La Cour permanente de justice internationale (CPJI), ancêtre de la Cour internationale de Justice, a énoncé, le 7 février 1923, le principe selon lequel l’Etat est seul compétent pour déterminer quels sont ses nationaux dans l’état actuel du droit international (il le répète trois fois). Donc les questions de nationalité sont comprises dans le domaine réservé à la compétence exclusive de l’Etat. C’est le cas pour tous les Etats au monde. Mais pour la France ce ne serait pas le cas pour l’Etat souverain de Côte d’Ivoire. La convention de la Haye du 12 avril 1930 prescrit en son article 1er : “Il appartient à chaque Etat de déterminer par sa législation quels sont ses nationaux”. (il martèle l’article à 3 reprises). Tous les Etats peuvent le faire. Mais la Côte d’Ivoire non.

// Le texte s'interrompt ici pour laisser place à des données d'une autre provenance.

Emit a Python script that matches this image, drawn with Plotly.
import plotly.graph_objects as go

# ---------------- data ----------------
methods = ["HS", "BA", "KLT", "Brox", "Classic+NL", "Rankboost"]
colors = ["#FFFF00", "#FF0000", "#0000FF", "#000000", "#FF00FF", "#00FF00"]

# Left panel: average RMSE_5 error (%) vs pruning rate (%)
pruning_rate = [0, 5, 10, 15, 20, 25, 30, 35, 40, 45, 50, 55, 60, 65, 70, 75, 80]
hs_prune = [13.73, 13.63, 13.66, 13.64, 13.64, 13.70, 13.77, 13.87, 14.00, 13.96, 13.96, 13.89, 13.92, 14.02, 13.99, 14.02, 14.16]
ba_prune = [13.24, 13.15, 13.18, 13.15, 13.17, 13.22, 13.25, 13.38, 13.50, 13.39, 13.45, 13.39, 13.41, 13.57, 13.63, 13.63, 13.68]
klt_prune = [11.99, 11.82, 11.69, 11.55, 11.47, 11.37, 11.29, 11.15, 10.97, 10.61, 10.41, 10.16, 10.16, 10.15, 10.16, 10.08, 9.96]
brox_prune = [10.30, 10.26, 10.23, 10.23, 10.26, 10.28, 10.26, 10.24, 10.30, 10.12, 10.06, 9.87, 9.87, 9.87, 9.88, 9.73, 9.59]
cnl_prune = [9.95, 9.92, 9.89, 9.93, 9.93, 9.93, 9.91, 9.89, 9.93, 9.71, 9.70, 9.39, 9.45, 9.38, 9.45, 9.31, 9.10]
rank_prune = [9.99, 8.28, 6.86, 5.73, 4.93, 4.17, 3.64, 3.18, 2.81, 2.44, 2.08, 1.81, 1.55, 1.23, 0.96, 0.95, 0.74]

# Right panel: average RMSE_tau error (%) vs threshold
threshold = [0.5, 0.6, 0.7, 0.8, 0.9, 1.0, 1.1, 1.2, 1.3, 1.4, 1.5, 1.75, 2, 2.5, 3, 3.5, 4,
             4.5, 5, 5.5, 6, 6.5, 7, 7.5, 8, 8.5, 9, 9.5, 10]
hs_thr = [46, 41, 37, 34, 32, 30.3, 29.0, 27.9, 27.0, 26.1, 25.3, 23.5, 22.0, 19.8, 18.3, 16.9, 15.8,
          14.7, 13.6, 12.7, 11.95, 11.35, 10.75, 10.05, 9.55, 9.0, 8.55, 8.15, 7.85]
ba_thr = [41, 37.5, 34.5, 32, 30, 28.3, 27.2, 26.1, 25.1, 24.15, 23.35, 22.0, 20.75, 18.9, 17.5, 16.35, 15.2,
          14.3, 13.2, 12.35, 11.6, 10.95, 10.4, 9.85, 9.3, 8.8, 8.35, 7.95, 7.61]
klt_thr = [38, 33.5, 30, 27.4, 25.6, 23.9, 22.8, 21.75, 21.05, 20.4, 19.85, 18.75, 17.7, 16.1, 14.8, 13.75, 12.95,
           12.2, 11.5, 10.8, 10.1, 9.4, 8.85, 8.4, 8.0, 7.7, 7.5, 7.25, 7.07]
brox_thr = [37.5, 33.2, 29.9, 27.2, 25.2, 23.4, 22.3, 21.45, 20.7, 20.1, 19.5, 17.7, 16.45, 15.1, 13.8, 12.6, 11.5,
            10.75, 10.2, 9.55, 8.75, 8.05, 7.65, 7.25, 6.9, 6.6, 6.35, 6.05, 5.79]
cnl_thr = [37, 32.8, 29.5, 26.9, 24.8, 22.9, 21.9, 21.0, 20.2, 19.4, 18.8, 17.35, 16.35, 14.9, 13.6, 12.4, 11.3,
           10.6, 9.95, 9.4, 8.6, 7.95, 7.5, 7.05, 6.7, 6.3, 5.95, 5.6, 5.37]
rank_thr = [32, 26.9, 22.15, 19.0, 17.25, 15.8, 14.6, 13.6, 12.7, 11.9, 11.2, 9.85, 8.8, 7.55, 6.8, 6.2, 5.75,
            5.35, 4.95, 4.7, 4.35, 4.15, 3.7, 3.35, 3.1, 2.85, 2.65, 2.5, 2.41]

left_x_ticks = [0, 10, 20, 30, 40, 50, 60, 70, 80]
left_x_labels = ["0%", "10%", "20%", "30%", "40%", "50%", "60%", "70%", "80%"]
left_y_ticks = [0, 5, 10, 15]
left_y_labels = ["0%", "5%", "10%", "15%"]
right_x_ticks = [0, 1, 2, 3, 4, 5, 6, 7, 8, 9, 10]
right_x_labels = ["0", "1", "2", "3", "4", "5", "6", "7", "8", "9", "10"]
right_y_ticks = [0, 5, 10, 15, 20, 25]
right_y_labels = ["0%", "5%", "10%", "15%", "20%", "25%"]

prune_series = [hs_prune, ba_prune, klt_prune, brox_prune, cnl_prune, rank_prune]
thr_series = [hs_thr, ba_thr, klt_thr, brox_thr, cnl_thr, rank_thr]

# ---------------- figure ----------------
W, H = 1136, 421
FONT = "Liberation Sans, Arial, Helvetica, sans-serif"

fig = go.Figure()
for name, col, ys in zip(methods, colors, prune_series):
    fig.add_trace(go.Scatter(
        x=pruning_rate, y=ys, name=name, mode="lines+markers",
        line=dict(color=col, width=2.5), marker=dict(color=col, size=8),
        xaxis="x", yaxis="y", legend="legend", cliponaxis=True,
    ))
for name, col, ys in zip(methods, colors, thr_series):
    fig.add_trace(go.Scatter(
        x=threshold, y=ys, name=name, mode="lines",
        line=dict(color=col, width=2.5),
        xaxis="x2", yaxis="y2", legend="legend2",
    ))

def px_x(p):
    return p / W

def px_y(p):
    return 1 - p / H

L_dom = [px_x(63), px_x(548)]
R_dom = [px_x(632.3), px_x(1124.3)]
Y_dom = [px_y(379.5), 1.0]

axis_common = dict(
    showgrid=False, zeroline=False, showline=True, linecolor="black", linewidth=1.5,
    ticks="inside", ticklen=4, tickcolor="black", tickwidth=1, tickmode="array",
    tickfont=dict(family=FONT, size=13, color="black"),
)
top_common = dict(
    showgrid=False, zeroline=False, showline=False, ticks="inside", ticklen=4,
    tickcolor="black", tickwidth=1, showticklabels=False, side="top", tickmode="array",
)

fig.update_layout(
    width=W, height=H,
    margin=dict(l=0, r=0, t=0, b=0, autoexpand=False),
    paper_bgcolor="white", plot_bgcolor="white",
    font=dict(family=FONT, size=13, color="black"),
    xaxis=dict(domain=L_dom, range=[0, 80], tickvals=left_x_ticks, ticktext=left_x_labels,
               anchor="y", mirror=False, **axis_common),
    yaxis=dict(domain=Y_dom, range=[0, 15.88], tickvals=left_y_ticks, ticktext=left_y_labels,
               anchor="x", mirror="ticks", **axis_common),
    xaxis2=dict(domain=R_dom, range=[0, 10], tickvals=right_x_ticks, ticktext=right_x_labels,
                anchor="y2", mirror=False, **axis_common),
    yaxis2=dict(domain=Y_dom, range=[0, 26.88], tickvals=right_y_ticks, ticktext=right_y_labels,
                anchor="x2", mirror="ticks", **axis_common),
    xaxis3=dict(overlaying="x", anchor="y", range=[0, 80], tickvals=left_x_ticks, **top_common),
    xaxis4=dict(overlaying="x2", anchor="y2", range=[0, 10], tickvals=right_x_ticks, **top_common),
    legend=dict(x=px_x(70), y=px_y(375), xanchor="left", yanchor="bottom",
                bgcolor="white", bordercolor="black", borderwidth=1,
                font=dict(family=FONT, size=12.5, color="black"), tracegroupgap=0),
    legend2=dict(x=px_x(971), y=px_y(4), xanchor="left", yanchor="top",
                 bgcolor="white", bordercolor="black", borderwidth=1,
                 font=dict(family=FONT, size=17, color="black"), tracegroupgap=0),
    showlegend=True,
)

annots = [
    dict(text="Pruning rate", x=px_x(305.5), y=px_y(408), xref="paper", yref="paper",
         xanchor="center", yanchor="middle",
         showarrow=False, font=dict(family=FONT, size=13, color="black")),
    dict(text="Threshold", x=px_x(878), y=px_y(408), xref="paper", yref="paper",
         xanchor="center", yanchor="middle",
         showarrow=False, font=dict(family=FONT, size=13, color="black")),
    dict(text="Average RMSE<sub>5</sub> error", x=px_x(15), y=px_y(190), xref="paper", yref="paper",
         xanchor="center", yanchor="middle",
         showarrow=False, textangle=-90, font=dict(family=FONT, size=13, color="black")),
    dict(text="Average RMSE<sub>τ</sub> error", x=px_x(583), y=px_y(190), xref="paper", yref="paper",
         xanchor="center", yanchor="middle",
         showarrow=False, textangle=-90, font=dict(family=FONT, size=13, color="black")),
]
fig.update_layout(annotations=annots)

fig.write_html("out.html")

La cour internationale de Justice, le 6 avril 1955 (affaire Nottebohn), a défini la nationalité comme “un lien juridique ayant à sa base un fait social d’attachement, une solidarité effective d’existence d’intérêt, le sentiment joint à une réciprocité de droits et de devoirs”. Ainsi la Côte d’Ivoire s’est dotée d’un arsenal juridique en la matière : un code adopté d’application. Comme vous le savez, il existe 2 systèmes, utilisés séparément ou conjointement par les législations nationales des Etats : Le système de la nationalité du lien de sang (liens de filiation ou de mariage)

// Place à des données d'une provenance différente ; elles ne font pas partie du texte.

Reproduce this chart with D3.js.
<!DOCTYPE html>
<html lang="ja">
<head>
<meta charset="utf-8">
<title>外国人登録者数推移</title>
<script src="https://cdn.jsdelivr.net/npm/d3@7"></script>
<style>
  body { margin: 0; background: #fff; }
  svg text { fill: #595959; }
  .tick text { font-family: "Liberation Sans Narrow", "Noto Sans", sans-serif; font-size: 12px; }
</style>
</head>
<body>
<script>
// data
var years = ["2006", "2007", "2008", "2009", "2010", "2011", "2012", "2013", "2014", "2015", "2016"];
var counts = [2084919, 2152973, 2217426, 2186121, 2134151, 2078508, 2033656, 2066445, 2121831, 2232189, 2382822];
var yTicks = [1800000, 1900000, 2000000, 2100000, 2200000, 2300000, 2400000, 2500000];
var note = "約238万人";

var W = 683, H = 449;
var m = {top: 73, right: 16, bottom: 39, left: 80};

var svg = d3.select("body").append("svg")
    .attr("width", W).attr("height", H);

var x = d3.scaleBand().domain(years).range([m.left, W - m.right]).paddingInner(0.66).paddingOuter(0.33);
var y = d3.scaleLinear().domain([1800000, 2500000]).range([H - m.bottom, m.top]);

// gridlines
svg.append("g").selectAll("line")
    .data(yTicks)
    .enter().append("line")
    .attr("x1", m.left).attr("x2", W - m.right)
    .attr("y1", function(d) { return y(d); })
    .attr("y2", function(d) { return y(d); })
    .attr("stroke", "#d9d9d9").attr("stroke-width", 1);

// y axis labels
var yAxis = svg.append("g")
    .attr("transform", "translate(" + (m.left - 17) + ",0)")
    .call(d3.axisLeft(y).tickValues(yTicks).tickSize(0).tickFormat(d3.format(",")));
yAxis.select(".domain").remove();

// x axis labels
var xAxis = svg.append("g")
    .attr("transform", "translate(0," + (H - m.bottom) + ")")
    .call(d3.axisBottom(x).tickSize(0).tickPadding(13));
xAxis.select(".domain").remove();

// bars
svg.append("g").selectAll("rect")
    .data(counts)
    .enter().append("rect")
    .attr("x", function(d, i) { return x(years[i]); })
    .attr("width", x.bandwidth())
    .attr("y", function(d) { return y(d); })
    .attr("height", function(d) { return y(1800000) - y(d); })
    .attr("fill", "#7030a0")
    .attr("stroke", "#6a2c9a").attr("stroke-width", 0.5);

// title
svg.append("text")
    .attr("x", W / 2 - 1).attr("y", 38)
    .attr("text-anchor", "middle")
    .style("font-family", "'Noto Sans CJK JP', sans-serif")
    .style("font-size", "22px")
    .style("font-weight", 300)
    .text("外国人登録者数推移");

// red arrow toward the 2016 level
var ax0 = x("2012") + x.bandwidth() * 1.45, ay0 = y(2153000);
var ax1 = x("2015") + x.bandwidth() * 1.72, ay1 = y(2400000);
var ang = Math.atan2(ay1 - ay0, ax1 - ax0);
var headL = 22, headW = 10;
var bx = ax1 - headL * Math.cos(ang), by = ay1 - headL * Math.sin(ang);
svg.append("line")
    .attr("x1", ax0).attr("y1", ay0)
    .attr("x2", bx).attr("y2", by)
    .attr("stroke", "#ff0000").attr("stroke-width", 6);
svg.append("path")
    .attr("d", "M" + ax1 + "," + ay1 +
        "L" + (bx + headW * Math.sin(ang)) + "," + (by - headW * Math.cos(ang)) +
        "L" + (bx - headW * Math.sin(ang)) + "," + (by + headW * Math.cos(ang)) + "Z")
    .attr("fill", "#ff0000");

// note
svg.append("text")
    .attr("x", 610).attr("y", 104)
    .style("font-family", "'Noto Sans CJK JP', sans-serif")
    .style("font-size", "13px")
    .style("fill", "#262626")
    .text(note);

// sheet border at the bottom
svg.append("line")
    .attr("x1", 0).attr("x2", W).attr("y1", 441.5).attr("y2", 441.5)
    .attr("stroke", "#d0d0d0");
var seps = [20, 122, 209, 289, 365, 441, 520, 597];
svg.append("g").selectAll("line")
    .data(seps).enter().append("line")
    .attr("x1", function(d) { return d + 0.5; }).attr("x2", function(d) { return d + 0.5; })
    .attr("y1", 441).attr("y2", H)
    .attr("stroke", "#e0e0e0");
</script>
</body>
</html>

* le système de la nationalité du lieu de naissance. La Côte d’Ivoire a choisi le système de la nationalité du lien de sang, comme la plupart des pays où la fraude sur l’état-civil est un sport national.
l Justement, Alassane Ouattara est donc ivoirien
Me K.B. :Laissez-moi poursuivre, je vous prie. Justement, ce système constitue le premier obstacle à la nationalité ivoirienne de Alassane puisqu’il est né à Dimbokro, certes sur le territoire ivoirien donc, mais le pays a choisi, je vous le répète, et ce de manière souveraine, le système de la nationalité du lien de sang.
L’exclusivité que le droit international reconnaît à l’Etat lui confère également la latitude de désigner ses nationaux par voie de naturalisation. C’est pourquoi l’Etat de Côte d’Ivoire a naturalisé des étrangers dont certains frères et sœurs d’Alassane Ouattara qui en avaient fait la demande.